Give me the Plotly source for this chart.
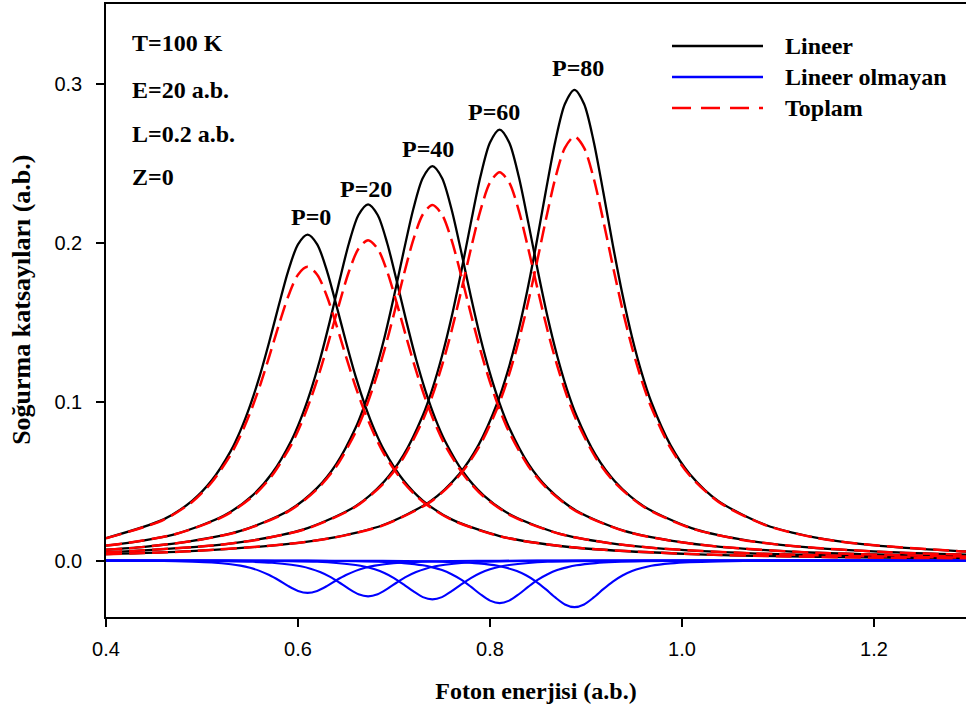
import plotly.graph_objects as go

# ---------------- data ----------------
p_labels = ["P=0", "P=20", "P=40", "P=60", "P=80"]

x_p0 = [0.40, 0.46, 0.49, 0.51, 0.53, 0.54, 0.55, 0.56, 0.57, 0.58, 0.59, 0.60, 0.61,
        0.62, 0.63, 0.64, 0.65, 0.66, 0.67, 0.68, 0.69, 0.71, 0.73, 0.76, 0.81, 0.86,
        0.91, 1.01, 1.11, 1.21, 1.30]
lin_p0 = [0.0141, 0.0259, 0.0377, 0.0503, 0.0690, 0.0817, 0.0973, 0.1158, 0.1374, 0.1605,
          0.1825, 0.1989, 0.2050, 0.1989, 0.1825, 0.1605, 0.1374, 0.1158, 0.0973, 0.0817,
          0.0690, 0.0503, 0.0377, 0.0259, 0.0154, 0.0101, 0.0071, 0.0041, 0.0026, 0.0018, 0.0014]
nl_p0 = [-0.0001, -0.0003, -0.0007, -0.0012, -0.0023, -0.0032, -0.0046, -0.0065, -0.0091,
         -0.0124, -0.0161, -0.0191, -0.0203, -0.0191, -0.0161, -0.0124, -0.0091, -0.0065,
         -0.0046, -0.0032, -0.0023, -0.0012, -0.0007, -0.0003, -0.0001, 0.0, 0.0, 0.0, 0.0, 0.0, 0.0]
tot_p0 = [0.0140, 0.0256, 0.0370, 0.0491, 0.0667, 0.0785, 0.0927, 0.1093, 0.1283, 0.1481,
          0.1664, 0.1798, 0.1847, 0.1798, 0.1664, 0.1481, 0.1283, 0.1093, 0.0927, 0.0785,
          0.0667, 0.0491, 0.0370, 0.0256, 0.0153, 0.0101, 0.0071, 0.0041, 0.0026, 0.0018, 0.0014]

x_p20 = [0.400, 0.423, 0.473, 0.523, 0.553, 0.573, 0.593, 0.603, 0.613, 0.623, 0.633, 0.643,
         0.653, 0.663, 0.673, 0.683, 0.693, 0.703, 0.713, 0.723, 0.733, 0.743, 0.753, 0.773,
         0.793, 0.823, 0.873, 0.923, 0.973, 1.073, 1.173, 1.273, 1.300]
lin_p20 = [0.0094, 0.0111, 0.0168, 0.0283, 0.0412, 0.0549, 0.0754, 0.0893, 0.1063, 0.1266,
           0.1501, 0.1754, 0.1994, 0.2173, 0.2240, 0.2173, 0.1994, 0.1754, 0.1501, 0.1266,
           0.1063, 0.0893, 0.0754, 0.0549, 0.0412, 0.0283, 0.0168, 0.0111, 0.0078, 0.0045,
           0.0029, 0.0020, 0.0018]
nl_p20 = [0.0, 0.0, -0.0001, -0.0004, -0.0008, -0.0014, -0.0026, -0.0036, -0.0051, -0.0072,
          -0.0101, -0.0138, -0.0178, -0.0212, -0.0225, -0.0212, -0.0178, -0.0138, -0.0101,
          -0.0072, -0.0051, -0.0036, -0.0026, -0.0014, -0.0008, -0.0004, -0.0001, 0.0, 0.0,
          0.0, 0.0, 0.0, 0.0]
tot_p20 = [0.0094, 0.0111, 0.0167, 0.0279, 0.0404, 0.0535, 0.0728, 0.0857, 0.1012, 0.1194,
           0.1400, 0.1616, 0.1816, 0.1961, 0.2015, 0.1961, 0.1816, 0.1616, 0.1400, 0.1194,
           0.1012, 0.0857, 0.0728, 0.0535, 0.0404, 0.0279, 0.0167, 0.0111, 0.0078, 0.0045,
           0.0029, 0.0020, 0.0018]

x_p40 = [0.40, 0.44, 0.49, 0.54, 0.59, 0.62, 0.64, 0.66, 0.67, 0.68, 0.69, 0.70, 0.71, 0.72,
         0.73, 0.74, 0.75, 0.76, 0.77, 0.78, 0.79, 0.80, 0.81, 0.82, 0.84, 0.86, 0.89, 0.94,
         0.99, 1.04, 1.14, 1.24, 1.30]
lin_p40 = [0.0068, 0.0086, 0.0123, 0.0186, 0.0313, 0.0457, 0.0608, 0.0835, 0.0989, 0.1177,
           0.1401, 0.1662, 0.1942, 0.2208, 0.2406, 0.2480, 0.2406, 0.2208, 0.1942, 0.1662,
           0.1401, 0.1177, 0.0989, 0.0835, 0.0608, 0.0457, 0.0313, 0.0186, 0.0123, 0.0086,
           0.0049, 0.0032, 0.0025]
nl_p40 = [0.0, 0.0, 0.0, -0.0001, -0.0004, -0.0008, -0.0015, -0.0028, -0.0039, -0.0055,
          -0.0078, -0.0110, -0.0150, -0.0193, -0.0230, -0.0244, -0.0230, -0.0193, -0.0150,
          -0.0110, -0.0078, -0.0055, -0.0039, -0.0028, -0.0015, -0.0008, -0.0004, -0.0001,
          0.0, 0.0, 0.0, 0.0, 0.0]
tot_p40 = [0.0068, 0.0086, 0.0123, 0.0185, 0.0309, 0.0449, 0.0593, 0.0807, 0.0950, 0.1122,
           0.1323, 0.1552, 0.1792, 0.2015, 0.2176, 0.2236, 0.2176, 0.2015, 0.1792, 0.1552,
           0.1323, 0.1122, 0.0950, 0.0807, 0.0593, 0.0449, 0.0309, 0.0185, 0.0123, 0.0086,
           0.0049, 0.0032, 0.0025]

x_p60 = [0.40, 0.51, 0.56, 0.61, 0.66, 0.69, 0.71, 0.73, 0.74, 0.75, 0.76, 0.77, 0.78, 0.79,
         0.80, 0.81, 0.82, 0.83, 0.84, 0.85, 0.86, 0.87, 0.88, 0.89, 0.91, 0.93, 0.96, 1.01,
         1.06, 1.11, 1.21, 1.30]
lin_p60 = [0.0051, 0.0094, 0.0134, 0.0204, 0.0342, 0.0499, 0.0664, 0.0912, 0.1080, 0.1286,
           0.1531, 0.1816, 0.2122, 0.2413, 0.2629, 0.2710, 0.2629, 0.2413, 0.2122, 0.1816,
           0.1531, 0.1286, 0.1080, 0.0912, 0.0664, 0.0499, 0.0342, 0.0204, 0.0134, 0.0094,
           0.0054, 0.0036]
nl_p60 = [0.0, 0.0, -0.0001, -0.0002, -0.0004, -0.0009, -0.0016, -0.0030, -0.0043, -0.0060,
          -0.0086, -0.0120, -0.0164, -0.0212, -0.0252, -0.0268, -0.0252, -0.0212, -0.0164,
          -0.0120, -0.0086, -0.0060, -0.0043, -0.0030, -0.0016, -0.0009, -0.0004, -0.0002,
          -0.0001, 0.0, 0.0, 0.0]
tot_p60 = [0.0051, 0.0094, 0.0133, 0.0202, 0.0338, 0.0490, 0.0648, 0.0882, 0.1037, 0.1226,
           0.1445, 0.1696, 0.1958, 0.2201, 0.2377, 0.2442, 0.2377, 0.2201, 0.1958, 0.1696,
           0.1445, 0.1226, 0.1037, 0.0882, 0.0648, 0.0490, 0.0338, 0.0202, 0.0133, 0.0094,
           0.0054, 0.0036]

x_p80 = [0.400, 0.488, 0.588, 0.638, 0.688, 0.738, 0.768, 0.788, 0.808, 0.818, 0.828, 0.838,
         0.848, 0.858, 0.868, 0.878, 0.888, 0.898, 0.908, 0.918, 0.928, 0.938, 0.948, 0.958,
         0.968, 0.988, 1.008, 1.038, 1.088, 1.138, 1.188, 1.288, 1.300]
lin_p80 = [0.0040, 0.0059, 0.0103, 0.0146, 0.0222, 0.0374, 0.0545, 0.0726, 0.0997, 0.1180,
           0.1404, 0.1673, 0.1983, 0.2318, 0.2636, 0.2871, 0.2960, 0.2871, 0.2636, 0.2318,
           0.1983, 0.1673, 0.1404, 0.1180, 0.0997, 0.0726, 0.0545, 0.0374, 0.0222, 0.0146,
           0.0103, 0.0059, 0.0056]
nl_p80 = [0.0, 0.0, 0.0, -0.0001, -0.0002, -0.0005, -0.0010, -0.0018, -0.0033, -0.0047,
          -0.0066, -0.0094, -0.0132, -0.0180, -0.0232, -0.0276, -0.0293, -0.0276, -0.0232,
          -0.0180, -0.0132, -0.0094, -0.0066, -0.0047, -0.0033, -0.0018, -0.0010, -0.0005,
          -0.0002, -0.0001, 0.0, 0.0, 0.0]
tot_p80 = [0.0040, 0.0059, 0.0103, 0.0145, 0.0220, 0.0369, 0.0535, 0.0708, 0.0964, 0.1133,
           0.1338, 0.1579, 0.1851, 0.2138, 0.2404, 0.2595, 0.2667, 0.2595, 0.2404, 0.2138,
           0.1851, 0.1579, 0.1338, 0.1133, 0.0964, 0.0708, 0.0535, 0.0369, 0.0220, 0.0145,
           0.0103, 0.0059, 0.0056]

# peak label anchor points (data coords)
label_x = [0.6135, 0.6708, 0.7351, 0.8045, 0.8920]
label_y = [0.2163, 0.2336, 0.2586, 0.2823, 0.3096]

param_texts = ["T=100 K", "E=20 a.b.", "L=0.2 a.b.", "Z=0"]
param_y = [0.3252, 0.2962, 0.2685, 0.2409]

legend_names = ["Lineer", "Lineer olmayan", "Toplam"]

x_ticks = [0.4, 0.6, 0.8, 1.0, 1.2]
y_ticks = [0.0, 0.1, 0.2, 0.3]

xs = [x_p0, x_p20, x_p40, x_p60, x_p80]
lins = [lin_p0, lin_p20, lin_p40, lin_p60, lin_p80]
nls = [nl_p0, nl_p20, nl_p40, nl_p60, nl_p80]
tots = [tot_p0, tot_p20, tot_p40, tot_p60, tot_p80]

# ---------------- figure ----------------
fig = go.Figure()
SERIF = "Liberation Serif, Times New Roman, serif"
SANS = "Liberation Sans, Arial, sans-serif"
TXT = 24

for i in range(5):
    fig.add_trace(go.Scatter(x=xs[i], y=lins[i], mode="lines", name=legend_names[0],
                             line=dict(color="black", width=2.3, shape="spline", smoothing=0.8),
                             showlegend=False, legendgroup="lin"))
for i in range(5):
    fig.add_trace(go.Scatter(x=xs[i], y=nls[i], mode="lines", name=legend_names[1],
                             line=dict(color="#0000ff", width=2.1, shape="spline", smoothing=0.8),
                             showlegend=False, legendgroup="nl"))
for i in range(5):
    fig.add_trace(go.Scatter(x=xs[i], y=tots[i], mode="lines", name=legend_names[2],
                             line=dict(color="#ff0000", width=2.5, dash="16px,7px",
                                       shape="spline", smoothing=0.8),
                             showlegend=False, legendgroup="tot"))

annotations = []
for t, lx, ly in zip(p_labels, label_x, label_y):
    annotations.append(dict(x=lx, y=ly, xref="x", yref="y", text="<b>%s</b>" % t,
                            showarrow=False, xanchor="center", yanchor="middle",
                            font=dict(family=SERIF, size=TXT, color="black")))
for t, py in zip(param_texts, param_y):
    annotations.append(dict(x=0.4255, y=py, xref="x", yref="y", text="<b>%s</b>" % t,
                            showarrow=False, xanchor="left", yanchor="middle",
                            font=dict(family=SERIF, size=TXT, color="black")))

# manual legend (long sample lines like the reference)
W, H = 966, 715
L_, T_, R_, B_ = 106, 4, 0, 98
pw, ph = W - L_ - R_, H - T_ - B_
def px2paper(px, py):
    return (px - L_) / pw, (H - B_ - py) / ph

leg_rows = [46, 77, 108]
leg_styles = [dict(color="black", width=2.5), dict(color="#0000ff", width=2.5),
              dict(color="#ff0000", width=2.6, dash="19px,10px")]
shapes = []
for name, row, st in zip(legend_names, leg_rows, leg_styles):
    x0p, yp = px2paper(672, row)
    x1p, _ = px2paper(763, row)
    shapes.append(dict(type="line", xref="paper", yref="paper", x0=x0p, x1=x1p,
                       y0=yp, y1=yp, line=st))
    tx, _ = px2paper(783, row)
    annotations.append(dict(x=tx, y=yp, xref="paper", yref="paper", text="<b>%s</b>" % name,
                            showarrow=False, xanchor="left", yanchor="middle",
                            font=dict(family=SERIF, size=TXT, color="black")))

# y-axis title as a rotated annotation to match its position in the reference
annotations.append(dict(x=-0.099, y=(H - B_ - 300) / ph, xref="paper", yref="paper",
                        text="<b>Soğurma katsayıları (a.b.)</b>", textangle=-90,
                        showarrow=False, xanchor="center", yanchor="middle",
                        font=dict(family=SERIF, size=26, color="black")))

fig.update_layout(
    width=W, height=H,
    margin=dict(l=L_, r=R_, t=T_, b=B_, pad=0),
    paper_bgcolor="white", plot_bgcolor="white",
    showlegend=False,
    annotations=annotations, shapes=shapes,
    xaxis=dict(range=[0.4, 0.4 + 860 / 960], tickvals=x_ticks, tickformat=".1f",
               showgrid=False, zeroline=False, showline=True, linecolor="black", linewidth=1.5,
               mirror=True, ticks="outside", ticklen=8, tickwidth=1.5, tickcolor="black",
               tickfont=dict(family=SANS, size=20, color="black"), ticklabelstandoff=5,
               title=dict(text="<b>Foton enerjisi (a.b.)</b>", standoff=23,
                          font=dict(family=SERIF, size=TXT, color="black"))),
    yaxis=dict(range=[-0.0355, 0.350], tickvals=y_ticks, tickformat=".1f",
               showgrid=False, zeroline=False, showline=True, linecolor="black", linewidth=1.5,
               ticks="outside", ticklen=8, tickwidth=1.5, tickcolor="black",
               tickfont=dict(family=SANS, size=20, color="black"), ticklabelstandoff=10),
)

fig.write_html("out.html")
········
YOUR INSTRUCTIONS :: Please restate the material above line by line, exactly, beginning at its first line and ending with the line that contains "0.0153, 0.0101, 0.0071, 0.0041, 0.0026, 0.0018, 0.0014]", without any pictures.

EXERCISE RESULT ::
Give me the Plotly source for this chart.
import plotly.graph_objects as go

# ---------------- data ----------------
p_labels = ["P=0", "P=20", "P=40", "P=60", "P=80"]

x_p0 = [0.40, 0.46, 0.49, 0.51, 0.53, 0.54, 0.55, 0.56, 0.57, 0.58, 0.59, 0.60, 0.61,
        0.62, 0.63, 0.64, 0.65, 0.66, 0.67, 0.68, 0.69, 0.71, 0.73, 0.76, 0.81, 0.86,
        0.91, 1.01, 1.11, 1.21, 1.30]
lin_p0 = [0.0141, 0.0259, 0.0377, 0.0503, 0.0690, 0.0817, 0.0973, 0.1158, 0.1374, 0.1605,
          0.1825, 0.1989, 0.2050, 0.1989, 0.1825, 0.1605, 0.1374, 0.1158, 0.0973, 0.0817,
          0.0690, 0.0503, 0.0377, 0.0259, 0.0154, 0.0101, 0.0071, 0.0041, 0.0026, 0.0018, 0.0014]
nl_p0 = [-0.0001, -0.0003, -0.0007, -0.0012, -0.0023, -0.0032, -0.0046, -0.0065, -0.0091,
         -0.0124, -0.0161, -0.0191, -0.0203, -0.0191, -0.0161, -0.0124, -0.0091, -0.0065,
         -0.0046, -0.0032, -0.0023, -0.0012, -0.0007, -0.0003, -0.0001, 0.0, 0.0, 0.0, 0.0, 0.0, 0.0]
tot_p0 = [0.0140, 0.0256, 0.0370, 0.0491, 0.0667, 0.0785, 0.0927, 0.1093, 0.1283, 0.1481,
          0.1664, 0.1798, 0.1847, 0.1798, 0.1664, 0.1481, 0.1283, 0.1093, 0.0927, 0.0785,
          0.0667, 0.0491, 0.0370, 0.0256, 0.0153, 0.0101, 0.0071, 0.0041, 0.0026, 0.0018, 0.0014]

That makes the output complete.